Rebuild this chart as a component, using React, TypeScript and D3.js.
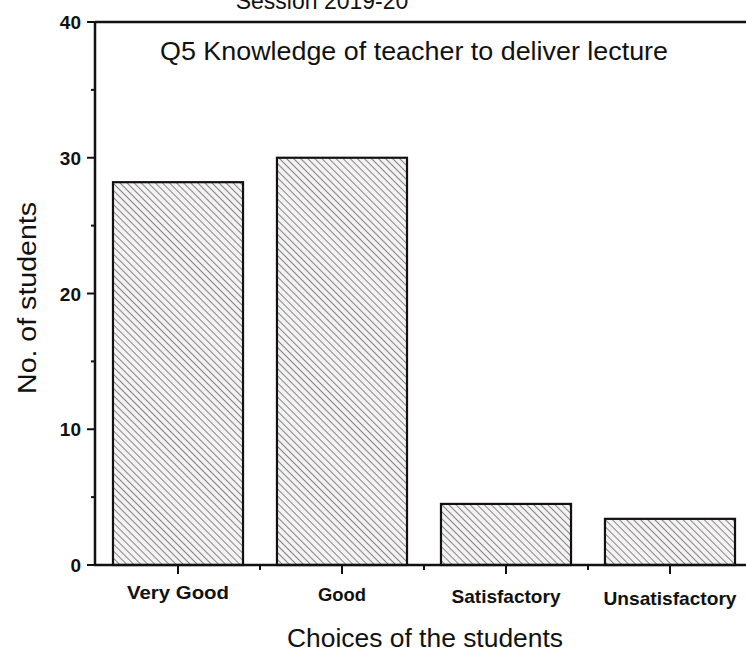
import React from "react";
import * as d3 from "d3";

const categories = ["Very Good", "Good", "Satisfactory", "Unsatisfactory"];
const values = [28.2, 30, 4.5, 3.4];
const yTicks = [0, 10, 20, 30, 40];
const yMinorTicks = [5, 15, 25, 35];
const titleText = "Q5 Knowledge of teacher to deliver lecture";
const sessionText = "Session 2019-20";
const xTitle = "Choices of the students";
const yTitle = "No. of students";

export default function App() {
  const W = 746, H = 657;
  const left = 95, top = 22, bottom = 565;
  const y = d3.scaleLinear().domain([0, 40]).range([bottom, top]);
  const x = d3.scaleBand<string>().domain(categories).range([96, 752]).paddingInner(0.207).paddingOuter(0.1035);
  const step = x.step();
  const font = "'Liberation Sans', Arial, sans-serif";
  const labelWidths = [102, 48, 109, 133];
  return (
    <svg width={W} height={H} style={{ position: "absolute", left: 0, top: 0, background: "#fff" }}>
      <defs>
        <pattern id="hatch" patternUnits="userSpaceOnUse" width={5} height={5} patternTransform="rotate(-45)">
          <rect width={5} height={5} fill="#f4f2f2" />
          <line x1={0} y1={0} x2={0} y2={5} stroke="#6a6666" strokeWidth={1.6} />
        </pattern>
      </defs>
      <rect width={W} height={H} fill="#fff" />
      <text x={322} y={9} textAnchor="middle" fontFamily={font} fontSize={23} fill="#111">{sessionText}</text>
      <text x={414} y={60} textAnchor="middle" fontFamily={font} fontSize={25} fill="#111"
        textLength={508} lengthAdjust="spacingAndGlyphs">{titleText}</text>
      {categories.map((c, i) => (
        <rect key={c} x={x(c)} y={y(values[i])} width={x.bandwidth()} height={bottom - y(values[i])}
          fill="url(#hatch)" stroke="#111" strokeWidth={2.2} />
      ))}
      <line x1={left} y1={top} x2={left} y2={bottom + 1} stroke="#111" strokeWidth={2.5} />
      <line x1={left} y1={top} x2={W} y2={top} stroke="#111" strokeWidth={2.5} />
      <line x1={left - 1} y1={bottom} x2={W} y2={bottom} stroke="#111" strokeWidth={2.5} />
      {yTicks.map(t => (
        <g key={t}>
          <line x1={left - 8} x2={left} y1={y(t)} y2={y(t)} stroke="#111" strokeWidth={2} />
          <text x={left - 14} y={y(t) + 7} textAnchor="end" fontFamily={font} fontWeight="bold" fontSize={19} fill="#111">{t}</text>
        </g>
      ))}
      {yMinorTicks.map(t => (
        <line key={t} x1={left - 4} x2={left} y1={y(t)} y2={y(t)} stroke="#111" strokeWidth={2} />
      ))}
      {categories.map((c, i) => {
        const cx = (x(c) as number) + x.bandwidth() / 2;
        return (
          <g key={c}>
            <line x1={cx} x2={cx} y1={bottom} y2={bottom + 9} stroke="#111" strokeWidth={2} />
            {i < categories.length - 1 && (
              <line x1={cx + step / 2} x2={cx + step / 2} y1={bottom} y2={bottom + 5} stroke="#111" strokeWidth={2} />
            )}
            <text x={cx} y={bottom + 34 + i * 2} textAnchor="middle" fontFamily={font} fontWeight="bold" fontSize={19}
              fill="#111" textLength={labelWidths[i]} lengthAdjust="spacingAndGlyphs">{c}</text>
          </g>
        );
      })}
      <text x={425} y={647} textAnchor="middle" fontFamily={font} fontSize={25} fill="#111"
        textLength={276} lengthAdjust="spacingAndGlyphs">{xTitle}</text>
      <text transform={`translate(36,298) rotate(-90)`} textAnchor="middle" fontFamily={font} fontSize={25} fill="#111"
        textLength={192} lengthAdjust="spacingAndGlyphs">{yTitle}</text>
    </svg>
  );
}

Instruction | Without the pictures, write out the whole listing above exactly as it appears.

Correct response |
Rebuild this chart as a component, using React, TypeScript and D3.js.
import React from "react";
import * as d3 from "d3";

const categories = ["Very Good", "Good", "Satisfactory", "Unsatisfactory"];
const values = [28.2, 30, 4.5, 3.4];
const yTicks = [0, 10, 20, 30, 40];
const yMinorTicks = [5, 15, 25, 35];
const titleText = "Q5 Knowledge of teacher to deliver lecture";
const sessionText = "Session 2019-20";
const xTitle = "Choices of the students";
const yTitle = "No. of students";

export default function App() {
  const W = 746, H = 657;
  const left = 95, top = 22, bottom = 565;
  const y = d3.scaleLinear().domain([0, 40]).range([bottom, top]);
  const x = d3.scaleBand<string>().domain(categories).range([96, 752]).paddingInner(0.207).paddingOuter(0.1035);
  const step = x.step();
  const font = "'Liberation Sans', Arial, sans-serif";
  const labelWidths = [102, 48, 109, 133];
  return (
    <svg width={W} height={H} style={{ position: "absolute", left: 0, top: 0, background: "#fff" }}>
      <defs>
        <pattern id="hatch" patternUnits="userSpaceOnUse" width={5} height={5} patternTransform="rotate(-45)">
          <rect width={5} height={5} fill="#f4f2f2" />
          <line x1={0} y1={0} x2={0} y2={5} stroke="#6a6666" strokeWidth={1.6} />
        </pattern>
      </defs>
      <rect width={W} height={H} fill="#fff" />
      <text x={322} y={9} textAnchor="middle" fontFamily={font} fontSize={23} fill="#111">{sessionText}</text>
      <text x={414} y={60} textAnchor="middle" fontFamily={font} fontSize={25} fill="#111"
        textLength={508} lengthAdjust="spacingAndGlyphs">{titleText}</text>
      {categories.map((c, i) => (
        <rect key={c} x={x(c)} y={y(values[i])} width={x.bandwidth()} height={bottom - y(values[i])}
          fill="url(#hatch)" stroke="#111" strokeWidth={2.2} />
      ))}
      <line x1={left} y1={top} x2={left} y2={bottom + 1} stroke="#111" strokeWidth={2.5} />
      <line x1={left} y1={top} x2={W} y2={top} stroke="#111" strokeWidth={2.5} />
      <line x1={left - 1} y1={bottom} x2={W} y2={bottom} stroke="#111" strokeWidth={2.5} />
      {yTicks.map(t => (
        <g key={t}>
          <line x1={left - 8} x2={left} y1={y(t)} y2={y(t)} stroke="#111" strokeWidth={2} />
          <text x={left - 14} y={y(t) + 7} textAnchor="end" fontFamily={font} fontWeight="bold" fontSize={19} fill="#111">{t}</text>
        </g>
      ))}
      {yMinorTicks.map(t => (
        <line key={t} x1={left - 4} x2={left} y1={y(t)} y2={y(t)} stroke="#111" strokeWidth={2} />
      ))}
      {categories.map((c, i) => {
        const cx = (x(c) as number) + x.bandwidth() / 2;
        return (
          <g key={c}>
            <line x1={cx} x2={cx} y1={bottom} y2={bottom + 9} stroke="#111" strokeWidth={2} />
            {i < categories.length - 1 && (
              <line x1={cx + step / 2} x2={cx + step / 2} y1={bottom} y2={bottom + 5} stroke="#111" strokeWidth={2} />
            )}
            <text x={cx} y={bottom + 34 + i * 2} textAnchor="middle" fontFamily={font} fontWeight="bold" fontSize={19}
              fill="#111" textLength={labelWidths[i]} lengthAdjust="spacingAndGlyphs">{c}</text>
          </g>
        );
      })}
      <text x={425} y={647} textAnchor="middle" fontFamily={font} fontSize={25} fill="#111"
        textLength={276} lengthAdjust="spacingAndGlyphs">{xTitle}</text>
      <text transform={`translate(36,298) rotate(-90)`} textAnchor="middle" fontFamily={font} fontSize={25} fill="#111"
        textLength={192} lengthAdjust="spacingAndGlyphs">{yTitle}</text>
    </svg>
  );
}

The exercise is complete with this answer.